*To be done*
Any pictures should be left out; please print exactly the lines between the line with "Convert this chart to matplotlib code." and the line with "phi_late = [3.18e-4, 2.40e-4]", inclusive.

*Records shown*
=======

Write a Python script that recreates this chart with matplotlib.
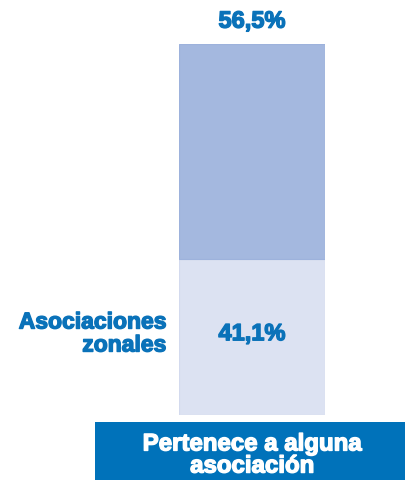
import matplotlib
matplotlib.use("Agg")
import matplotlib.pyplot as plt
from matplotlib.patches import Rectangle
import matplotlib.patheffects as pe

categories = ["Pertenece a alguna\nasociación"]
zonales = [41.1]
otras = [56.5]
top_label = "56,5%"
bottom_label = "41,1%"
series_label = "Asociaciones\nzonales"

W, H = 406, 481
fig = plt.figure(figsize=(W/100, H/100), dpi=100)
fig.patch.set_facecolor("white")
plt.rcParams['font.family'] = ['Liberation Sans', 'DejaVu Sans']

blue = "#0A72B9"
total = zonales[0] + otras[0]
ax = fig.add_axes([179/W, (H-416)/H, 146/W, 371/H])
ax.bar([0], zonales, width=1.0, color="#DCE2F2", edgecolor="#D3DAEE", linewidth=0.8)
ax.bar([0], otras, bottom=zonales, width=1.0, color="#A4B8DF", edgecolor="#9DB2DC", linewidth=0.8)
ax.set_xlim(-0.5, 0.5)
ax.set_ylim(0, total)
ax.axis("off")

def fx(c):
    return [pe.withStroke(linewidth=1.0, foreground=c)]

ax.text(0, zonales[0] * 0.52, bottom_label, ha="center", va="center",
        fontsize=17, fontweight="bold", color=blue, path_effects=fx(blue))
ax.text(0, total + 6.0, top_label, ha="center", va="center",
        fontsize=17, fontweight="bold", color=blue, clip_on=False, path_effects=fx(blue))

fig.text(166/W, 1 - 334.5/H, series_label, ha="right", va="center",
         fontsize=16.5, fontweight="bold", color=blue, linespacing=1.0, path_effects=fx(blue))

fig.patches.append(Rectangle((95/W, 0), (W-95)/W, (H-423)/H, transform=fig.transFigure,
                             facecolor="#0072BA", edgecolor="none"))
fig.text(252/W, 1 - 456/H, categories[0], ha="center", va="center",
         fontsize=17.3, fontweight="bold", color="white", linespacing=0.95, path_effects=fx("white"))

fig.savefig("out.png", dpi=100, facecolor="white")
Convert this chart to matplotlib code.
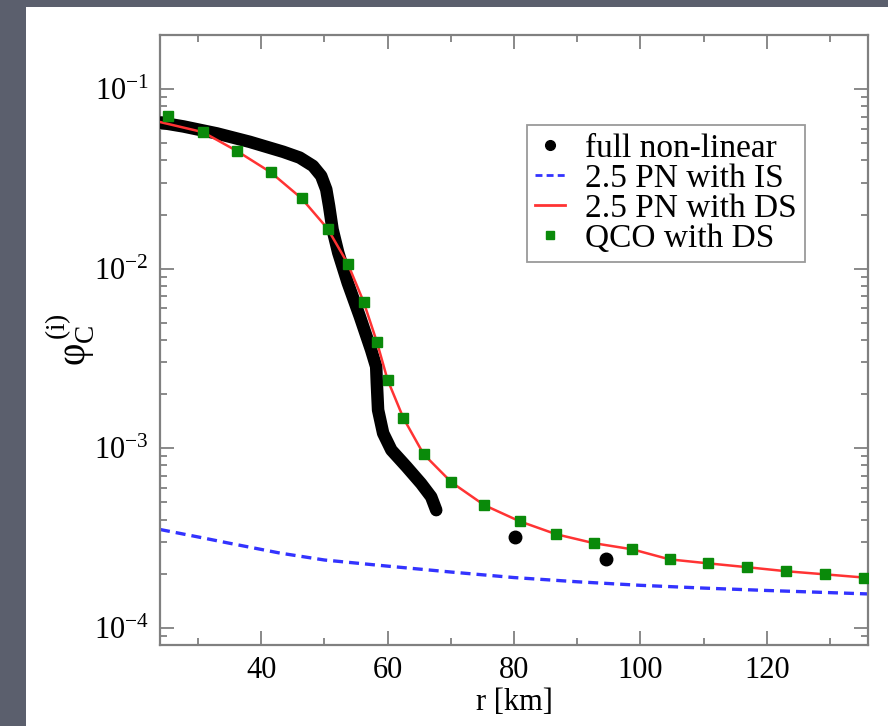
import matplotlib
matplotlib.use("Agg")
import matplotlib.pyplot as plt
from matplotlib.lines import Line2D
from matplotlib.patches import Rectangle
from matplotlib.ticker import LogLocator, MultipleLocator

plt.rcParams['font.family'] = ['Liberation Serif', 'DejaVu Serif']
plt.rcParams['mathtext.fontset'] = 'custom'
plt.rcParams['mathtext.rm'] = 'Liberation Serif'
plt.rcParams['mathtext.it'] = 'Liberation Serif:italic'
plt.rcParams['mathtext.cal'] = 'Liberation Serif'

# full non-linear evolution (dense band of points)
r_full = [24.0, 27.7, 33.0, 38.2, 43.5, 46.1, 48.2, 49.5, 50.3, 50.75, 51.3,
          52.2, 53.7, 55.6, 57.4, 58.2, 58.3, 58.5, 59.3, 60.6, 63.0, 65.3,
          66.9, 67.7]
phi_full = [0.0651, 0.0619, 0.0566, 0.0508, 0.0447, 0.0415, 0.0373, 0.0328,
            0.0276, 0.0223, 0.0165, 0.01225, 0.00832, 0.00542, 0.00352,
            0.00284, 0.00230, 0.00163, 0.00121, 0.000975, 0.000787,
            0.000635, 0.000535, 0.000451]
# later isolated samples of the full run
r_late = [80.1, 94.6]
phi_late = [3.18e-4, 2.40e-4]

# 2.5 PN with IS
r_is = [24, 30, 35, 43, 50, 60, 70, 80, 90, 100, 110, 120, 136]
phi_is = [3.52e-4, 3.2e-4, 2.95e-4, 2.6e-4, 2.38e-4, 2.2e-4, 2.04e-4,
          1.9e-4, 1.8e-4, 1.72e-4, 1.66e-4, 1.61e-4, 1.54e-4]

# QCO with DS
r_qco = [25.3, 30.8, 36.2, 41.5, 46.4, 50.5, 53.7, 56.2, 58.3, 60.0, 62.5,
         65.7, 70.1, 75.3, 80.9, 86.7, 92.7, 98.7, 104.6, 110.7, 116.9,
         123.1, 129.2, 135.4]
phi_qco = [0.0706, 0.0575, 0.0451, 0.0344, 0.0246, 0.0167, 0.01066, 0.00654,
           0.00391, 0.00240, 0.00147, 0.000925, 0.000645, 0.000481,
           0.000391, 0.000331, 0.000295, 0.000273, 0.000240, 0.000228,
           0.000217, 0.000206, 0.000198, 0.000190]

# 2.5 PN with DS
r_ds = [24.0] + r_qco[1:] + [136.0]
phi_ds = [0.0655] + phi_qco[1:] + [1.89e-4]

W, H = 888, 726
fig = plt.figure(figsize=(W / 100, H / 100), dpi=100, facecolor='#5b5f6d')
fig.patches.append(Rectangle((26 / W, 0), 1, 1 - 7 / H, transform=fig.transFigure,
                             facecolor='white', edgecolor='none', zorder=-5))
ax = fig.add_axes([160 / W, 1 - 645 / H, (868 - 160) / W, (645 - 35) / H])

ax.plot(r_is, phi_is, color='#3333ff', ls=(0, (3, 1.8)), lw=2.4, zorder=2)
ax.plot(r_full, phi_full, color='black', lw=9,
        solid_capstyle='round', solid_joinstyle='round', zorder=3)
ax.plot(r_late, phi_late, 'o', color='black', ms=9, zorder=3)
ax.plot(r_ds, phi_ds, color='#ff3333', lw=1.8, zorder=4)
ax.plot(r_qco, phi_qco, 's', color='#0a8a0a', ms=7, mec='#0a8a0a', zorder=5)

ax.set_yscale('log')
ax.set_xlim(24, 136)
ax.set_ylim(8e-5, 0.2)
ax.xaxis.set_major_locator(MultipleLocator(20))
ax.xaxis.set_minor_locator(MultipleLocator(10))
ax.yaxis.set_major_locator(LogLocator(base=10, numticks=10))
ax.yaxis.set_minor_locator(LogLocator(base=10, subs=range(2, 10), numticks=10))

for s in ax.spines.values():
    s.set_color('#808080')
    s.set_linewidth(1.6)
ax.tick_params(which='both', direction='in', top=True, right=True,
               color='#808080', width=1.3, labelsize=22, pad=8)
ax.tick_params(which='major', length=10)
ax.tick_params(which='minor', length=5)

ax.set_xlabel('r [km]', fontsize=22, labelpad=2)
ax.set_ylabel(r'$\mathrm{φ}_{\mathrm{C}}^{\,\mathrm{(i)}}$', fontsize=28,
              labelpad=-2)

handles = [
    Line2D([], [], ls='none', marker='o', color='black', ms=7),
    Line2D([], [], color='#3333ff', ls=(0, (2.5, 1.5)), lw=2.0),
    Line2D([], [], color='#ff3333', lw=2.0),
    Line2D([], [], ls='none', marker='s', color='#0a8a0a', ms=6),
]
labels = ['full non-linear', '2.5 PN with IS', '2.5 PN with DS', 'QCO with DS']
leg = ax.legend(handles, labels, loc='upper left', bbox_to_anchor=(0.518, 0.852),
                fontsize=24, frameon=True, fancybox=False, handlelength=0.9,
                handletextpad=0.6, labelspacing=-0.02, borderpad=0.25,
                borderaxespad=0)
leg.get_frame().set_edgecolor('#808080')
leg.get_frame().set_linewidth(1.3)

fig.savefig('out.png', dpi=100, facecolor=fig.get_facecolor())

=======

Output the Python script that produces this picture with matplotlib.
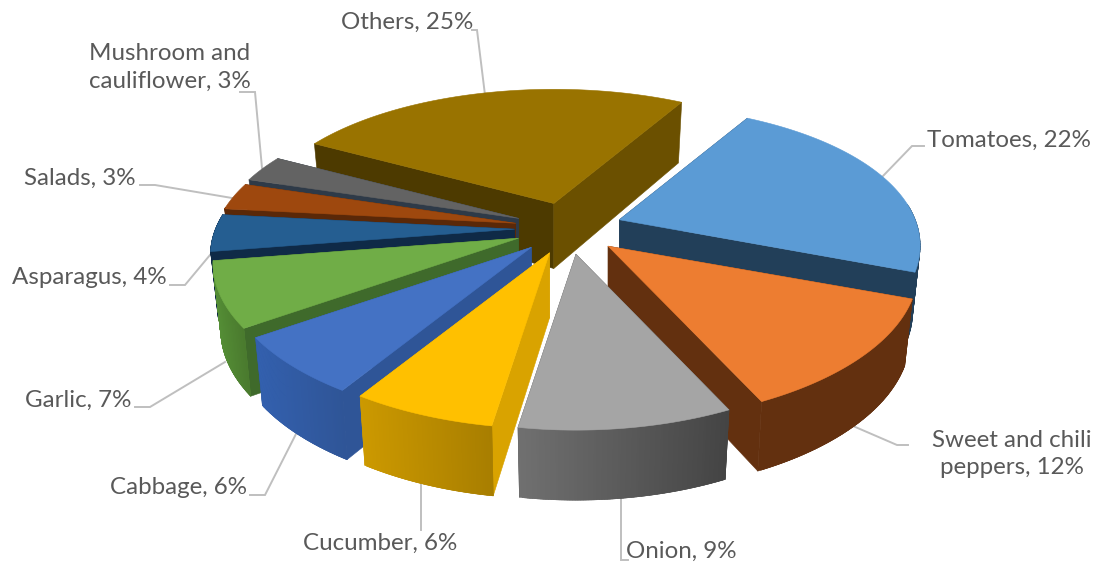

=======

*Answer to the problem*
Convert this chart to matplotlib code.
import matplotlib
matplotlib.use("Agg")
import matplotlib.pyplot as plt
from matplotlib.lines import Line2D
from matplotlib.patches import Rectangle
from matplotlib.ticker import LogLocator, MultipleLocator

plt.rcParams['font.family'] = ['Liberation Serif', 'DejaVu Serif']
plt.rcParams['mathtext.fontset'] = 'custom'
plt.rcParams['mathtext.rm'] = 'Liberation Serif'
plt.rcParams['mathtext.it'] = 'Liberation Serif:italic'
plt.rcParams['mathtext.cal'] = 'Liberation Serif'

# full non-linear evolution (dense band of points)
r_full = [24.0, 27.7, 33.0, 38.2, 43.5, 46.1, 48.2, 49.5, 50.3, 50.75, 51.3,
          52.2, 53.7, 55.6, 57.4, 58.2, 58.3, 58.5, 59.3, 60.6, 63.0, 65.3,
          66.9, 67.7]
phi_full = [0.0651, 0.0619, 0.0566, 0.0508, 0.0447, 0.0415, 0.0373, 0.0328,
            0.0276, 0.0223, 0.0165, 0.01225, 0.00832, 0.00542, 0.00352,
            0.00284, 0.00230, 0.00163, 0.00121, 0.000975, 0.000787,
            0.000635, 0.000535, 0.000451]
# later isolated samples of the full run
r_late = [80.1, 94.6]
phi_late = [3.18e-4, 2.40e-4]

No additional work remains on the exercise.